— begin —

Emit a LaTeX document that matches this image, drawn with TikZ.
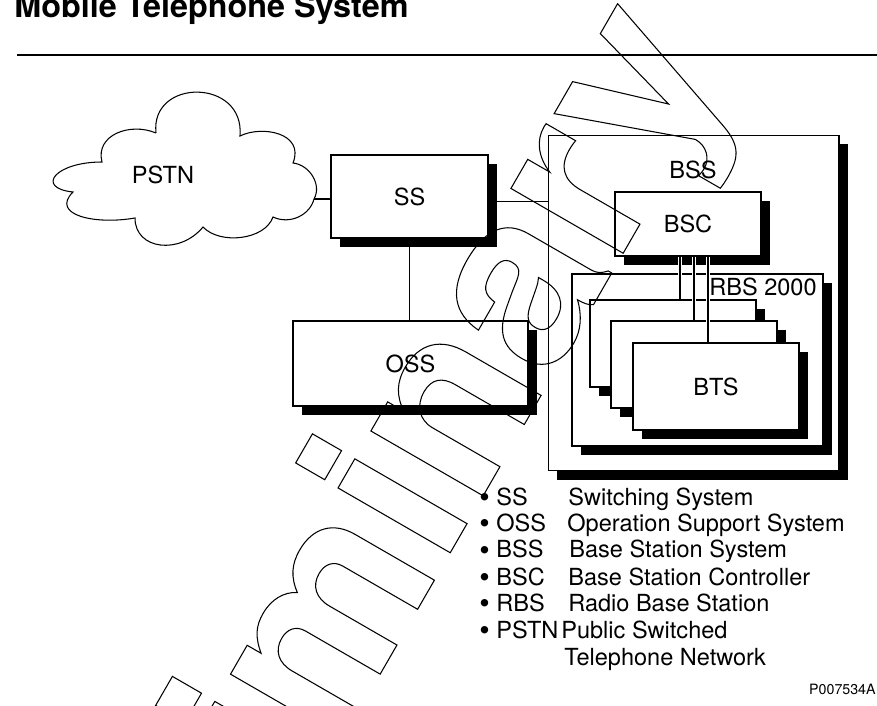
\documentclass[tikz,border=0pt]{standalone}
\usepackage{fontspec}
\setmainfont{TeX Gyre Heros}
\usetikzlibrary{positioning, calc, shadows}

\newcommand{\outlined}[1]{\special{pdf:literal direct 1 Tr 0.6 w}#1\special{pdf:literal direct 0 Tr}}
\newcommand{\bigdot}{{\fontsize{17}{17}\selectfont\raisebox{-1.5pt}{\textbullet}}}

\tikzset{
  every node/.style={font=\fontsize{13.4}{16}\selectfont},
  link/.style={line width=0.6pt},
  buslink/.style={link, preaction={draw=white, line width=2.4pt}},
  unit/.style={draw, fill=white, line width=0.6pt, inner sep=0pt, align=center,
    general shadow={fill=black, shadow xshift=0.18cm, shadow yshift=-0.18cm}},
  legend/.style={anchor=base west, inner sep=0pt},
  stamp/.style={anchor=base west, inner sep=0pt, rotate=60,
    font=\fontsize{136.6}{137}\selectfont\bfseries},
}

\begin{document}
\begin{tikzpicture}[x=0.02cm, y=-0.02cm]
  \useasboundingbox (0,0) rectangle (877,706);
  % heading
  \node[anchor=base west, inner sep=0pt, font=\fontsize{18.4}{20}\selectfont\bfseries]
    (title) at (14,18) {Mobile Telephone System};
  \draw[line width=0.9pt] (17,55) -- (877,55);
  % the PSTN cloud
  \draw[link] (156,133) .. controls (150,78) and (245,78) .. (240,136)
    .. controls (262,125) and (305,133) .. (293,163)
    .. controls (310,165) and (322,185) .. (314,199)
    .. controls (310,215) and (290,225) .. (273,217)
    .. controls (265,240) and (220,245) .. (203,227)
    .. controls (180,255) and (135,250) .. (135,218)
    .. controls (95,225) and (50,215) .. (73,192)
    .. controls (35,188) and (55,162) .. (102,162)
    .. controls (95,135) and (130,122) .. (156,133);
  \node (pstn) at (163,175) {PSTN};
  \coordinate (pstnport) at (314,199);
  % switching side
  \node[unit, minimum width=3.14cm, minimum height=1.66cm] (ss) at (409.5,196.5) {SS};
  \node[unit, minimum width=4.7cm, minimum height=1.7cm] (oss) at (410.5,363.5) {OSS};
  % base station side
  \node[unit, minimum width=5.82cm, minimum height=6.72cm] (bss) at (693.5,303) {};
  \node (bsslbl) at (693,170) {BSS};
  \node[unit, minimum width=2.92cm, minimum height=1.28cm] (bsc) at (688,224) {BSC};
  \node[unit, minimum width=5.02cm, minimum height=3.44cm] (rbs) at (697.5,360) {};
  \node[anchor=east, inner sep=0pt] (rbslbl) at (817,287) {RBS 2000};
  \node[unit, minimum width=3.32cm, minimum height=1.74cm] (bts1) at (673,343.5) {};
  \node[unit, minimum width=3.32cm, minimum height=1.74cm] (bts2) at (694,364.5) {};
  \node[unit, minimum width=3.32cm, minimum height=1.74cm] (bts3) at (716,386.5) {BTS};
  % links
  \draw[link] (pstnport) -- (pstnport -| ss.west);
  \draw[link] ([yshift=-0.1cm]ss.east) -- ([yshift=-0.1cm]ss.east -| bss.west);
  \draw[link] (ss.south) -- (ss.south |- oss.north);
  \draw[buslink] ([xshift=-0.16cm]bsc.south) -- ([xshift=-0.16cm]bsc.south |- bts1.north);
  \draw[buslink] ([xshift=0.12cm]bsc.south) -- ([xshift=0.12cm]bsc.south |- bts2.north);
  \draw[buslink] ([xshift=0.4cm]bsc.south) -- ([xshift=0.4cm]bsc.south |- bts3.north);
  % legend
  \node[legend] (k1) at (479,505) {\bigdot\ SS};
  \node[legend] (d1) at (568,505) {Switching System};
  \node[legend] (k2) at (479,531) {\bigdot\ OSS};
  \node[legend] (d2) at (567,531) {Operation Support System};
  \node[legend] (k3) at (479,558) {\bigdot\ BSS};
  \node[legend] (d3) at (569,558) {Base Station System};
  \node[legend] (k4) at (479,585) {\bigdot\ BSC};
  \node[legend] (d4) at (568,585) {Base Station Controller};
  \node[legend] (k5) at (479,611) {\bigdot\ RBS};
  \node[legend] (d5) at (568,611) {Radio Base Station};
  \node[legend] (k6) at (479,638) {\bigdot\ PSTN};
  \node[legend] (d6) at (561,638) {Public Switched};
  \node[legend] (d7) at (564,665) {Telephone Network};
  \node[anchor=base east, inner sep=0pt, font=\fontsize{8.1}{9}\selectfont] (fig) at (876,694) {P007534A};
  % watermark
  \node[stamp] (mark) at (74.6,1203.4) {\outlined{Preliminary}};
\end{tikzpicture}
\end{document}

— end —

Give every line back word for word and leave the pictures out.

Emit a LaTeX document that matches this image, drawn with TikZ.
\documentclass[tikz,border=0pt]{standalone}
\usepackage{fontspec}
\setmainfont{TeX Gyre Heros}
\usetikzlibrary{positioning, calc, shadows}

\newcommand{\outlined}[1]{\special{pdf:literal direct 1 Tr 0.6 w}#1\special{pdf:literal direct 0 Tr}}
\newcommand{\bigdot}{{\fontsize{17}{17}\selectfont\raisebox{-1.5pt}{\textbullet}}}

\tikzset{
  every node/.style={font=\fontsize{13.4}{16}\selectfont},
  link/.style={line width=0.6pt},
  buslink/.style={link, preaction={draw=white, line width=2.4pt}},
  unit/.style={draw, fill=white, line width=0.6pt, inner sep=0pt, align=center,
    general shadow={fill=black, shadow xshift=0.18cm, shadow yshift=-0.18cm}},
  legend/.style={anchor=base west, inner sep=0pt},
  stamp/.style={anchor=base west, inner sep=0pt, rotate=60,
    font=\fontsize{136.6}{137}\selectfont\bfseries},
}

\begin{document}
\begin{tikzpicture}[x=0.02cm, y=-0.02cm]
  \useasboundingbox (0,0) rectangle (877,706);
  % heading
  \node[anchor=base west, inner sep=0pt, font=\fontsize{18.4}{20}\selectfont\bfseries]
    (title) at (14,18) {Mobile Telephone System};
  \draw[line width=0.9pt] (17,55) -- (877,55);
  % the PSTN cloud
  \draw[link] (156,133) .. controls (150,78) and (245,78) .. (240,136)
    .. controls (262,125) and (305,133) .. (293,163)
    .. controls (310,165) and (322,185) .. (314,199)
    .. controls (310,215) and (290,225) .. (273,217)
    .. controls (265,240) and (220,245) .. (203,227)
    .. controls (180,255) and (135,250) .. (135,218)
    .. controls (95,225) and (50,215) .. (73,192)
    .. controls (35,188) and (55,162) .. (102,162)
    .. controls (95,135) and (130,122) .. (156,133);
  \node (pstn) at (163,175) {PSTN};
  \coordinate (pstnport) at (314,199);
  % switching side
  \node[unit, minimum width=3.14cm, minimum height=1.66cm] (ss) at (409.5,196.5) {SS};
  \node[unit, minimum width=4.7cm, minimum height=1.7cm] (oss) at (410.5,363.5) {OSS};
  % base station side
  \node[unit, minimum width=5.82cm, minimum height=6.72cm] (bss) at (693.5,303) {};
  \node (bsslbl) at (693,170) {BSS};
  \node[unit, minimum width=2.92cm, minimum height=1.28cm] (bsc) at (688,224) {BSC};
  \node[unit, minimum width=5.02cm, minimum height=3.44cm] (rbs) at (697.5,360) {};
  \node[anchor=east, inner sep=0pt] (rbslbl) at (817,287) {RBS 2000};
  \node[unit, minimum width=3.32cm, minimum height=1.74cm] (bts1) at (673,343.5) {};
  \node[unit, minimum width=3.32cm, minimum height=1.74cm] (bts2) at (694,364.5) {};
  \node[unit, minimum width=3.32cm, minimum height=1.74cm] (bts3) at (716,386.5) {BTS};
  % links
  \draw[link] (pstnport) -- (pstnport -| ss.west);
  \draw[link] ([yshift=-0.1cm]ss.east) -- ([yshift=-0.1cm]ss.east -| bss.west);
  \draw[link] (ss.south) -- (ss.south |- oss.north);
  \draw[buslink] ([xshift=-0.16cm]bsc.south) -- ([xshift=-0.16cm]bsc.south |- bts1.north);
  \draw[buslink] ([xshift=0.12cm]bsc.south) -- ([xshift=0.12cm]bsc.south |- bts2.north);
  \draw[buslink] ([xshift=0.4cm]bsc.south) -- ([xshift=0.4cm]bsc.south |- bts3.north);
  % legend
  \node[legend] (k1) at (479,505) {\bigdot\ SS};
  \node[legend] (d1) at (568,505) {Switching System};
  \node[legend] (k2) at (479,531) {\bigdot\ OSS};
  \node[legend] (d2) at (567,531) {Operation Support System};
  \node[legend] (k3) at (479,558) {\bigdot\ BSS};
  \node[legend] (d3) at (569,558) {Base Station System};
  \node[legend] (k4) at (479,585) {\bigdot\ BSC};
  \node[legend] (d4) at (568,585) {Base Station Controller};
  \node[legend] (k5) at (479,611) {\bigdot\ RBS};
  \node[legend] (d5) at (568,611) {Radio Base Station};
  \node[legend] (k6) at (479,638) {\bigdot\ PSTN};
  \node[legend] (d6) at (561,638) {Public Switched};
  \node[legend] (d7) at (564,665) {Telephone Network};
  \node[anchor=base east, inner sep=0pt, font=\fontsize{8.1}{9}\selectfont] (fig) at (876,694) {P007534A};
  % watermark
  \node[stamp] (mark) at (74.6,1203.4) {\outlined{Preliminary}};
\end{tikzpicture}
\end{document}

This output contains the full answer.